Records
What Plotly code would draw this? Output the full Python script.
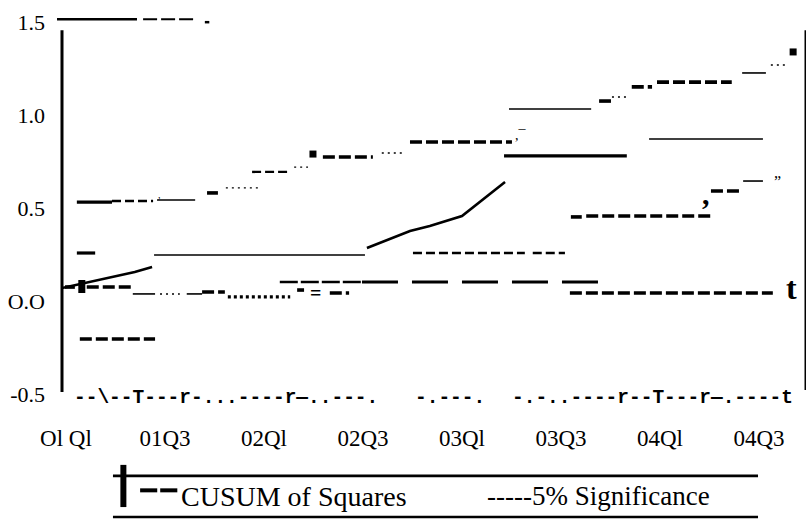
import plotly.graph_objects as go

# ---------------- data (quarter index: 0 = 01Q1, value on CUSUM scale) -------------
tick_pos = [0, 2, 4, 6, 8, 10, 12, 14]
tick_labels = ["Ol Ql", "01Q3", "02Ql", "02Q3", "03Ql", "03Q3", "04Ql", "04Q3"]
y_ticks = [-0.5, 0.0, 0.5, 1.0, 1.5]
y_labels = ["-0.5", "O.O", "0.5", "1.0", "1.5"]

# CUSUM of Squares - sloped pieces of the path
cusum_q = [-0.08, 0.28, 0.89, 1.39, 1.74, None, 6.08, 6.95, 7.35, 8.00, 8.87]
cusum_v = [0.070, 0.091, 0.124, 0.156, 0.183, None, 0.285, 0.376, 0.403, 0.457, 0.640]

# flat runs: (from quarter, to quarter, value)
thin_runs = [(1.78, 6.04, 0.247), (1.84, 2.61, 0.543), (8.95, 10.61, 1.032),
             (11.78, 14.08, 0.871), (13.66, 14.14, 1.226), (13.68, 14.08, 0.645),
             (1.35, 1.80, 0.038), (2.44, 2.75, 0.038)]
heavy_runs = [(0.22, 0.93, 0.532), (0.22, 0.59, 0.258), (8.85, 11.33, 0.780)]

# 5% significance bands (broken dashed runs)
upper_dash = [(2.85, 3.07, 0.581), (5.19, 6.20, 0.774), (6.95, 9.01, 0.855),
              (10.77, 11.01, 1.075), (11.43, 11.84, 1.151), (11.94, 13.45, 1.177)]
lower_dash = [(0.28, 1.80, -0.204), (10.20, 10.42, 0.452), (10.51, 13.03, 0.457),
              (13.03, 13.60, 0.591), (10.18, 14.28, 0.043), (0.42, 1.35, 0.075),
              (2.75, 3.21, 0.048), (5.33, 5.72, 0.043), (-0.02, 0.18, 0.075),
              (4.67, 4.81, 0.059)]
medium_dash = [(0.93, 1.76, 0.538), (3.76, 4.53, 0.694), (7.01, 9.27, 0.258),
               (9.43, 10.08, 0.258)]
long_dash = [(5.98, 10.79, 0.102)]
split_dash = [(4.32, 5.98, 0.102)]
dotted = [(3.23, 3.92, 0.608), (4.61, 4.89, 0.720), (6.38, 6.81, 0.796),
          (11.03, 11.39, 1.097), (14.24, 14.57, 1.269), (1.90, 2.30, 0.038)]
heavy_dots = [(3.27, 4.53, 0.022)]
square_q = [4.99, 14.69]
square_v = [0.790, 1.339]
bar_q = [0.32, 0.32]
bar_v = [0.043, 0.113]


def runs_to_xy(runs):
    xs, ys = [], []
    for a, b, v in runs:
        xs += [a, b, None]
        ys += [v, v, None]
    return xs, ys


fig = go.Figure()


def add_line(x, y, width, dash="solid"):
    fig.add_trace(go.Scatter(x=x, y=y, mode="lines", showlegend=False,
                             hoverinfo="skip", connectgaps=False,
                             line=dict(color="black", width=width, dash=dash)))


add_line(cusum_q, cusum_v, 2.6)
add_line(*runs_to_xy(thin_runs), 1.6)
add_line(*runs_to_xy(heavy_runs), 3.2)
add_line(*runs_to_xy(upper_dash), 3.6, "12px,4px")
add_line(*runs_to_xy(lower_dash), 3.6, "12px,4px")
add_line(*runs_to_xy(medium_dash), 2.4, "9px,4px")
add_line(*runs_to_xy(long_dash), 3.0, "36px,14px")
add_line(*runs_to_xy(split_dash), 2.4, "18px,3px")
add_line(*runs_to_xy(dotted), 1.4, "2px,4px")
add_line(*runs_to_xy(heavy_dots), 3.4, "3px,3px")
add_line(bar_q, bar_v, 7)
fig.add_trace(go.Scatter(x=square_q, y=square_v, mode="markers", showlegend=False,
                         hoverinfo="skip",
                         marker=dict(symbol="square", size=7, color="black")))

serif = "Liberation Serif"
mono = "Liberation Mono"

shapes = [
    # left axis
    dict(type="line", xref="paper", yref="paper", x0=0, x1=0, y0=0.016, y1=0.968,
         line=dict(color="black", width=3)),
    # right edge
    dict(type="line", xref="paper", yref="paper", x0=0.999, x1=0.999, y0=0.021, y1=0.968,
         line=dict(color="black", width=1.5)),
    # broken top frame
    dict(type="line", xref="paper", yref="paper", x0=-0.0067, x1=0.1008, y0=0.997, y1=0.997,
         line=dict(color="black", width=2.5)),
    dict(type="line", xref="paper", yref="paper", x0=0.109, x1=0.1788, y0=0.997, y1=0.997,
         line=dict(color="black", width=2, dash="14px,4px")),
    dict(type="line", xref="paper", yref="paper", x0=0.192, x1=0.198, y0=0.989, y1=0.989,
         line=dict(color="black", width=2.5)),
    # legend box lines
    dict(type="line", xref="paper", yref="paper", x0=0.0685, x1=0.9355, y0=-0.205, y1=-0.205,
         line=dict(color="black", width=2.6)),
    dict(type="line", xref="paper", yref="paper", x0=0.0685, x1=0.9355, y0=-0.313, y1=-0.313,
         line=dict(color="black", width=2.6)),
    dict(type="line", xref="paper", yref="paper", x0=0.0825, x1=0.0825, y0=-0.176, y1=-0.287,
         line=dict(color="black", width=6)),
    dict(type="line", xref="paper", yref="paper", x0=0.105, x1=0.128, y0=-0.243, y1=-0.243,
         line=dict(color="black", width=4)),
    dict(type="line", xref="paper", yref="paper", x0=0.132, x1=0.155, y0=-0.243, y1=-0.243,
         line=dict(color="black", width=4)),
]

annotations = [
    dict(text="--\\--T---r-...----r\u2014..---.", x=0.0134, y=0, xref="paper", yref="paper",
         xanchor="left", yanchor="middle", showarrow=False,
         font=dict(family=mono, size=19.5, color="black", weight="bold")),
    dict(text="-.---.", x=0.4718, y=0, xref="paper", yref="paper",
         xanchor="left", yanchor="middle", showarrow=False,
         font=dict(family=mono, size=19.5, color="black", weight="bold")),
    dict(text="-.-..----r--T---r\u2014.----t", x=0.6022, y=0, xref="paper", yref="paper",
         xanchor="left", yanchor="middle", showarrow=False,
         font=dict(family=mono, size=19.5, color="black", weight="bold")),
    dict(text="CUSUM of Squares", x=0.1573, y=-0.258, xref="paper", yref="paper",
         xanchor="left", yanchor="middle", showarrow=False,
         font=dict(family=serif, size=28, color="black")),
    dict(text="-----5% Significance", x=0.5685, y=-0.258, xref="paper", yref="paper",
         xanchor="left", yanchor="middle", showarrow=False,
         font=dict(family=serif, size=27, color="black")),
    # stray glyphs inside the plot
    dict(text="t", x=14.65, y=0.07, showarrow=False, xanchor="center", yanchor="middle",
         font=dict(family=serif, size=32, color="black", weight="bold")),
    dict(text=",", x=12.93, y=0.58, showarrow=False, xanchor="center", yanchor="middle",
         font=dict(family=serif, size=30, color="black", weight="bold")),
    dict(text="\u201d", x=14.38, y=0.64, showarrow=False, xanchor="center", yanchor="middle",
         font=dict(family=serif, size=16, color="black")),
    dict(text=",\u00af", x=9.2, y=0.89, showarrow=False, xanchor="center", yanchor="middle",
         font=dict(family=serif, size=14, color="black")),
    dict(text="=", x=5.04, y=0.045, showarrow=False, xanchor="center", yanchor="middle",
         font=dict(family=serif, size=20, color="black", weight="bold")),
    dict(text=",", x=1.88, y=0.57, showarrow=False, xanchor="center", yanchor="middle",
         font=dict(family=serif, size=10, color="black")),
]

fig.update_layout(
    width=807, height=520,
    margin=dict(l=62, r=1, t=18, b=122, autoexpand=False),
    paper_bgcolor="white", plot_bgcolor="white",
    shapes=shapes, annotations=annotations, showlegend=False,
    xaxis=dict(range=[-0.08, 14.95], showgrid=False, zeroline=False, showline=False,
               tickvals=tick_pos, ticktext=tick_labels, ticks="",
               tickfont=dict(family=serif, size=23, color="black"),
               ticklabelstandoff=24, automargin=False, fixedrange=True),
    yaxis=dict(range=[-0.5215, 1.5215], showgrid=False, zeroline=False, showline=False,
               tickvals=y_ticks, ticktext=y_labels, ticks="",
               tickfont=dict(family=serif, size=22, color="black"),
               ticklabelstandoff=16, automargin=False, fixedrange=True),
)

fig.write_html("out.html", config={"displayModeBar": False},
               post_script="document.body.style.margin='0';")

==

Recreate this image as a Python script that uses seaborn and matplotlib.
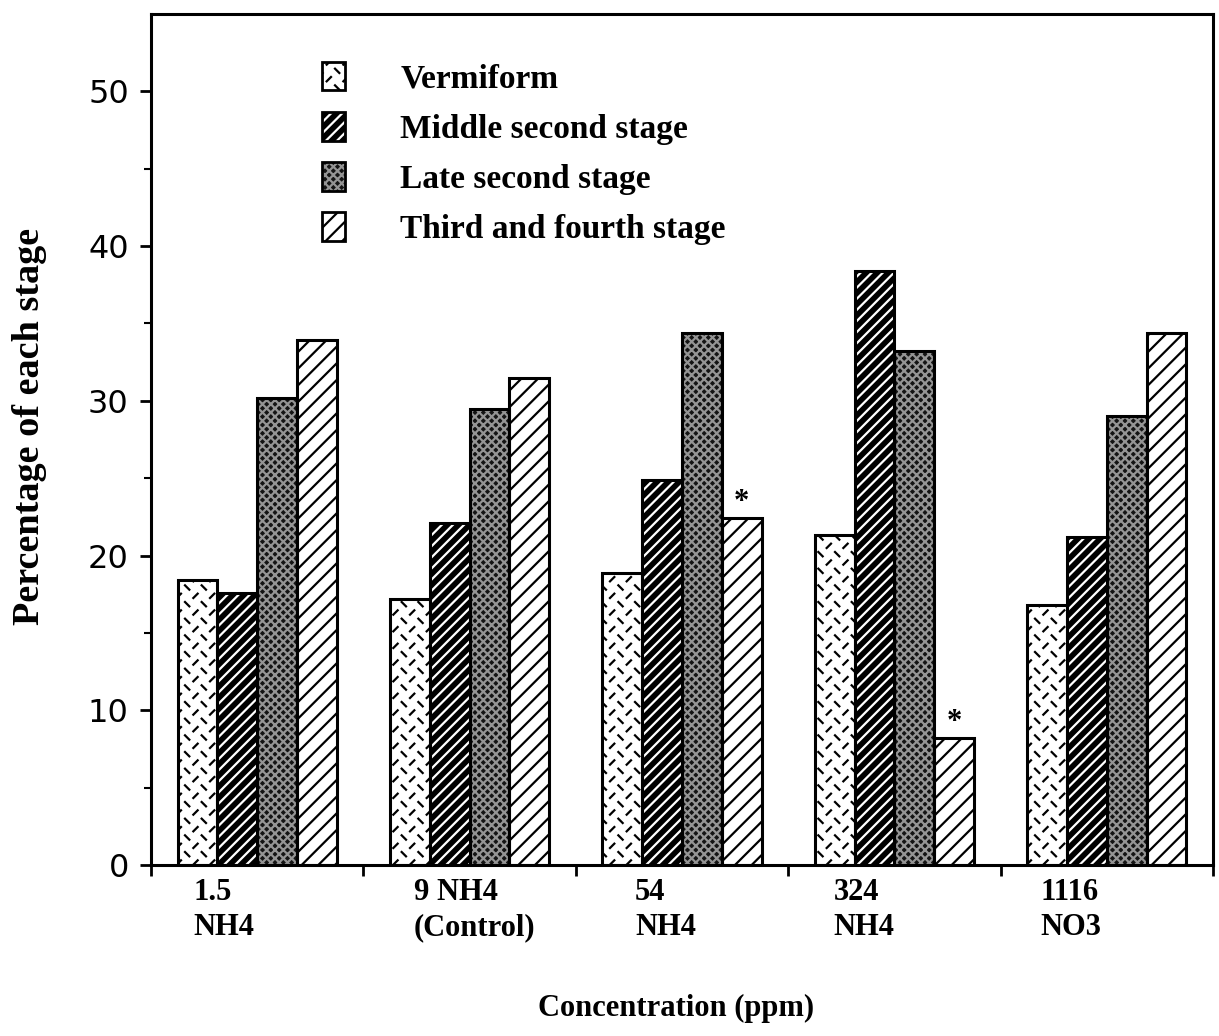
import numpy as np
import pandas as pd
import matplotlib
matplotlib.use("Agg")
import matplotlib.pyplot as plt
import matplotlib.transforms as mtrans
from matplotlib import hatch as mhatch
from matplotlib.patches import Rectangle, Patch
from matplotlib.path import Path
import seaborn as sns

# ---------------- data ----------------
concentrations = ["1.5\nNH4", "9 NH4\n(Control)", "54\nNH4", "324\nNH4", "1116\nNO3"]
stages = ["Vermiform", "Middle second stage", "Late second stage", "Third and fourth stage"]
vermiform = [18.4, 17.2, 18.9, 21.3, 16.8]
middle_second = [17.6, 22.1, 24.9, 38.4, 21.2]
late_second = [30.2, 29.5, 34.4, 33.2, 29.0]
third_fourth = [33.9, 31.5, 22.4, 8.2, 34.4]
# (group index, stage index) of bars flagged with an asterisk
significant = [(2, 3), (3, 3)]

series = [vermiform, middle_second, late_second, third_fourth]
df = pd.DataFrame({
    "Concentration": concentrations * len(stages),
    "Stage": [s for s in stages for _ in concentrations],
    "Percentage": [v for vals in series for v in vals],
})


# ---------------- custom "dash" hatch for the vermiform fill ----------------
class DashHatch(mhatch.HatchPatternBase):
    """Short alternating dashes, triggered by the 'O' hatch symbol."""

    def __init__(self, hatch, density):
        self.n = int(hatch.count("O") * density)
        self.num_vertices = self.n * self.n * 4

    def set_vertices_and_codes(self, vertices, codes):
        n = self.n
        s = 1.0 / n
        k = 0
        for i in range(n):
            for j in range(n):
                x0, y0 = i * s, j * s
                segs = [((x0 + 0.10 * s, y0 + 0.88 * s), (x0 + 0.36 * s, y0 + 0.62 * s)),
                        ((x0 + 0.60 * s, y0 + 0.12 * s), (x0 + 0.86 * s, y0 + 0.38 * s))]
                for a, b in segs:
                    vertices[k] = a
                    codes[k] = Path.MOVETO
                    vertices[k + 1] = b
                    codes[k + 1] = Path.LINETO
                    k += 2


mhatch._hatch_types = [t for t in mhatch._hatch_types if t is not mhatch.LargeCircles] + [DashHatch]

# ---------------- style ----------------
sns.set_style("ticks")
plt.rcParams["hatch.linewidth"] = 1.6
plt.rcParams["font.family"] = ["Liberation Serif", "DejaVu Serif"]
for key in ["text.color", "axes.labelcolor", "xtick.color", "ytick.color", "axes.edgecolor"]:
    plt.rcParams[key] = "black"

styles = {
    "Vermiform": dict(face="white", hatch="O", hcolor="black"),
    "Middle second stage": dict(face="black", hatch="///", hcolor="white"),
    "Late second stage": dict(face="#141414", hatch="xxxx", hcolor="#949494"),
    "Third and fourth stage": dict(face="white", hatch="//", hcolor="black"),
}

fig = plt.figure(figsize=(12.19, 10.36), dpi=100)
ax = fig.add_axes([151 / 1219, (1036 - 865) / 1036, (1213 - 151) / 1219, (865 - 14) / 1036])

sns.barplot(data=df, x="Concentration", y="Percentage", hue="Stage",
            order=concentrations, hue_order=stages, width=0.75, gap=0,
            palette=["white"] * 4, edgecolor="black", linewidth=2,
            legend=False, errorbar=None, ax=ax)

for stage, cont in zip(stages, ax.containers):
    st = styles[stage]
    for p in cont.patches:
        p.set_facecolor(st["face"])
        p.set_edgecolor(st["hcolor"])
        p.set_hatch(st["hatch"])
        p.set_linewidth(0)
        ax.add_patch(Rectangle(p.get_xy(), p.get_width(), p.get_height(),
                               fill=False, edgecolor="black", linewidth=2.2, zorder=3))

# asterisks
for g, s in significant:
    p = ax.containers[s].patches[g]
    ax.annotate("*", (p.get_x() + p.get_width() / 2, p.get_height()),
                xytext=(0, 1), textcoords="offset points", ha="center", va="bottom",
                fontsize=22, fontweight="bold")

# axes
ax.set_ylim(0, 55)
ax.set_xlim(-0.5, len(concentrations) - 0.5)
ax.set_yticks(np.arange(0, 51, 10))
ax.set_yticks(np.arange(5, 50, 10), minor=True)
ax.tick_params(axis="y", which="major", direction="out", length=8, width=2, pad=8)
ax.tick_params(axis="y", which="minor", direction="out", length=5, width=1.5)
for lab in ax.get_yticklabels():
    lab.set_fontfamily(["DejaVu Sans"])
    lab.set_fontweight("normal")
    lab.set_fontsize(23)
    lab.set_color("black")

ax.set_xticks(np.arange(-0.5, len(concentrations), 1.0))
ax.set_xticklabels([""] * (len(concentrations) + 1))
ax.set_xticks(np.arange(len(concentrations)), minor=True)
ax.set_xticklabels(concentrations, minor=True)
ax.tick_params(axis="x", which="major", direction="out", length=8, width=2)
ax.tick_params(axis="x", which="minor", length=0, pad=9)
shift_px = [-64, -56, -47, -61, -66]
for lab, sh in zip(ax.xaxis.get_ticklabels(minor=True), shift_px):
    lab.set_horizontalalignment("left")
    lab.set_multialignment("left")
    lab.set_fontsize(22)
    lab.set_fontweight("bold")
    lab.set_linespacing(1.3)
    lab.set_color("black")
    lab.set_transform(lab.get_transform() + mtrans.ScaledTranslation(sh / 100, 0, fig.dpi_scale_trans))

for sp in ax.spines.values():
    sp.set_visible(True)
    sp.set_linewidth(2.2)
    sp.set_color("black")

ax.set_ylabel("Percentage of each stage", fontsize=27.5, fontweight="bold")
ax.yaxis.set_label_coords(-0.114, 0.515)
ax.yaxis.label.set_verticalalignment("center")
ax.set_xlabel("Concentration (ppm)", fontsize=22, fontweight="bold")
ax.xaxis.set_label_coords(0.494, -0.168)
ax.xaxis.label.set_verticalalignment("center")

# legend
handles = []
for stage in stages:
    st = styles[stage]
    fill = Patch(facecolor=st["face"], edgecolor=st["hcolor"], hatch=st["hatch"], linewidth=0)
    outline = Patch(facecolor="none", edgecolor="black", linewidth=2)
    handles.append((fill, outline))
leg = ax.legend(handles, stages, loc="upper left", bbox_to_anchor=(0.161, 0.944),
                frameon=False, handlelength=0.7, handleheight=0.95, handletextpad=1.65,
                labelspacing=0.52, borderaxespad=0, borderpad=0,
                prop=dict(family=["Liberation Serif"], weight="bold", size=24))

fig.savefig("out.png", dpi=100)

...

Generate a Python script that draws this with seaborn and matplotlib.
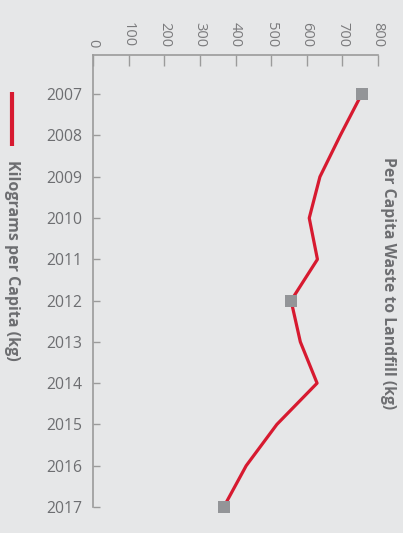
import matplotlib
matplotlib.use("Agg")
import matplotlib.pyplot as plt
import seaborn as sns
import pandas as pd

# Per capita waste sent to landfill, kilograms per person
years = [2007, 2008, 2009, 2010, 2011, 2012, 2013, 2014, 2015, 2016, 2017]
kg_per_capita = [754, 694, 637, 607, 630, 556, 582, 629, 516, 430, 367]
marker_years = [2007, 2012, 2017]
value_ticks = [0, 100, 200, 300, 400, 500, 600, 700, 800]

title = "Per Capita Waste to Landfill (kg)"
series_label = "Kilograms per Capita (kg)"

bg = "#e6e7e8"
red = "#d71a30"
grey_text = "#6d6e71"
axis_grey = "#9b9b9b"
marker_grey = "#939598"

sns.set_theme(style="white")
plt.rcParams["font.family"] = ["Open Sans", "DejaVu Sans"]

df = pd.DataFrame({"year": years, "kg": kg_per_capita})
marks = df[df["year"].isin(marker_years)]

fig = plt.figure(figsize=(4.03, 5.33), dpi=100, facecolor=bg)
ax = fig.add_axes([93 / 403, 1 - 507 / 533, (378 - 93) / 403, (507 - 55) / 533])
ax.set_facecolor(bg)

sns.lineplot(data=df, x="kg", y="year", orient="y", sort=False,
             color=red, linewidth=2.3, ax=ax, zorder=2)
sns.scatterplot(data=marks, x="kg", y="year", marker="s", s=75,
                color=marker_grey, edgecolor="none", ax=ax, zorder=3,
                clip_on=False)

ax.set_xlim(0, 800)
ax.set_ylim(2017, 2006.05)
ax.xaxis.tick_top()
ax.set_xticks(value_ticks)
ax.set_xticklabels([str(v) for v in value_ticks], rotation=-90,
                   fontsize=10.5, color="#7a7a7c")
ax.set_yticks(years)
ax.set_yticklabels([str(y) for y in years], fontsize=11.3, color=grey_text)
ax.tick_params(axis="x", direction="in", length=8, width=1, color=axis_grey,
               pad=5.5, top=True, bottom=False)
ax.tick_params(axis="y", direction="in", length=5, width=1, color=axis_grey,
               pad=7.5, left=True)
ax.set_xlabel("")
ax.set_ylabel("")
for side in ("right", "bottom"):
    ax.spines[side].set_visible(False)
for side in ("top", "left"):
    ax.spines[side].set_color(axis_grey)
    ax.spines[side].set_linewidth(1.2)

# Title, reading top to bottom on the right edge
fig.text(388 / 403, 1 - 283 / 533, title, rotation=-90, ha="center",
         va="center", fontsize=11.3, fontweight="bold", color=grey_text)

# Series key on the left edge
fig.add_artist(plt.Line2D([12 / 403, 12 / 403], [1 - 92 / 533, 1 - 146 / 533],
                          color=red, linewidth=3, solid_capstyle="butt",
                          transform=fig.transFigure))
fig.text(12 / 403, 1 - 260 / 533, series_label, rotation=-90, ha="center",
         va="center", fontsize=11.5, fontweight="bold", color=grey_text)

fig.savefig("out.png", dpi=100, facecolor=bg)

Job
Count every line of the records that holds "matplotlib". State the number, nothing else.

Completed exercise
12